Enhancement in the luminescence of green-emission from emissive surface defects of Dy3+doped ZnO nanoluminophores: A simple, mass-scale productive approach for optoelectronic devices

Abstract

In the present work, dysprosium doped ZnO (DZO). nanoluminophores with different Dy concentrations are prepared by simple, one-step and mass-scale productive solid state reaction method. The structural, morphological and optical properties of synthesized Dy doped ZnO nanoluminophores have been characterized using X-ray diffraction (XRD) patterns, field emission scanning microscopy (FE-SEM), Fourier transfer infrared spectroscopy (FT-IR) and photoluminescence (PL) spectroscopy respectively. The XRD patterns of Dy-doped ZnO samples show hexagonal wurtzite structure having broadening in peaks indicates the formation of nano-sized structures. The estimated particle sizes of prepared samples are found to be in the range of ∼17–85 nm.

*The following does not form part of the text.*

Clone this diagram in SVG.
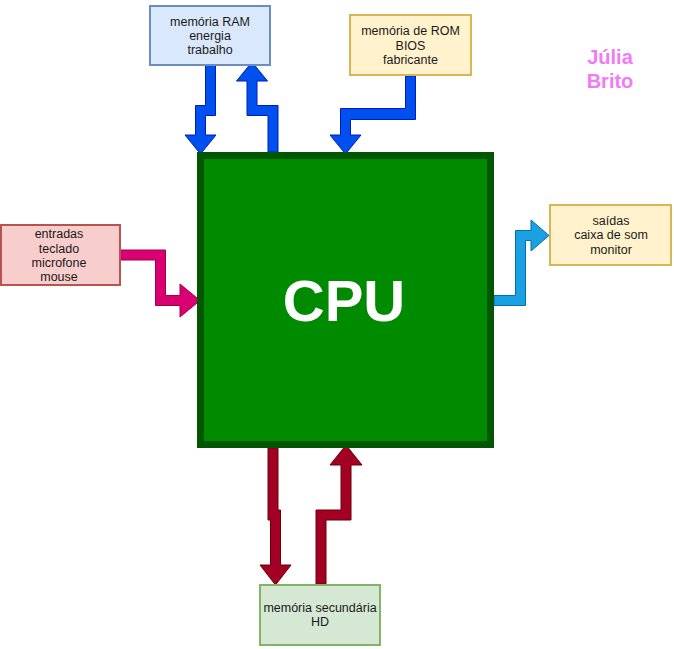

The SEM micrographs indicate that the synthesized samples are spherical in natures and observed a change in their morphologies with Dy concentrations. FTIR results exhibit several absorption bands of ZnO:Dy nanoluminophores at room temperature. Photoluminescence spectra illustrate enhanced PL emission intensity of peaks at ∼391–397 nm in UV region and defects related green emissions ranging from ∼505–510 nm in visible region. The obtained results reveal the suitability of synthesized rare-earth (RE) doped ZnO nanoluminophores for optoelectronic devices.